I've been seeing my Daddy for over four months and it's a LDR. We've gotten into a groove (saying Good Morning/Good Night, know intimate details of each others' lives, said "I love you."). I'm happy for the most part, but I noticed that in the beginning he was far more into "making me His" than now. I loved feeling his dominance when he wanted to text what I was up to or demand a picture before going somewhere. Now, I get very little interaction unless I initiate it. I want to make plans to meet but all he says is that we won't be LDR forever.

 

I know being a Daddy is hard and we all have life to live. I'm really busy and have lots to do. I guess I don't feel as pursued as I used to and I really wonder why he wants me. Orrrrrr, am I just being a needy little? Or is my Daddy showing signs that he just isn't that into us anymore?

 

My (well, our) long term goal was to eventually live together in the dynamic when we can. Not sure what is going on or if we've just settled into our relationship. So confusing. Excuse my rambling. Thanks!

Posted
I think he's just getting settled in :) try not to over think it too much, that can breed all sorts of problems. I know the kind of situation your going through. I would highly suggest asking him about it, it would build a better bond between you two and hopefully settle the dust about your thoughts... Just something along the lines of. "Daddy, (I'm guessing you call him Daddy, right?) can you be brutally honest with me, you're not losing interest in me being you're little are you?"
Posted

Actually I don't think either of your two situations are entirely true. Long distance is hard on willpower, and the way you've described it makes me feel as though he needs a good mental boost as you want to keep the fire burning.

 

Two questions: 1) Have you had any serious conversations with him about the slowdown? That would be my first go-to in a relationship.

 

2) Have you turned into a schedule or are you mixing it up every once and a while? You could see what kind of "out there" ideas you could come up with to interact when you're not busy.

 

I don't think your relationship is failing.
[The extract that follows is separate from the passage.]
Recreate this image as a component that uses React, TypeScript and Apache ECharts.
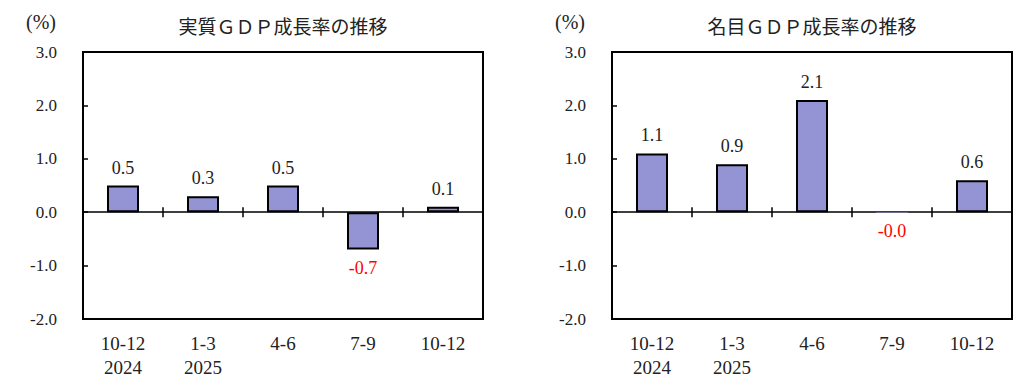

It has slowed but all that's needed is a bit more communication.

Posted

I think relationships naturally cool down with time, by no means this is negative. If you get the impression of him loosing interest I would talk with him about it. In the end, it's all about talking things out :)

Guest PrincessPJ
Posted

@Mr. BWR

When I do ask him about the slow down, he says not to worry. He doesn't really call me anymore or make time to Skype. I'm just worried that while he just jumped right in....it takes me a while to figure things out in a relationship. I don't rush stuff. But when I do fall ...I fall hard and I'm devoted. I don't have a good feeling, guys. Thanks!

Guest buddhagirl
Posted

My best guess would be that either:

1) his flame for you has cooled a bit (but I hope not!)

or

2) he's settling in and this is more of what you can expect him in the long-term. This isn't great, either, because he's not giving you what you need and making you feel the love and dominance you want.

Guest MyDaddyMyWorld
Posted
Yes it's impossible to guess from either of those two possible answers really. It's one or the other. If his general interaction with you has really lost all its original spark, then that makes me think he's lost interest, but if he still shows interest and tells you that he cares and wants you, but not quite as often, then it's probably just that the honeymoon period is dwindling.
Posted

OP has deleted their account. The thread is now locked.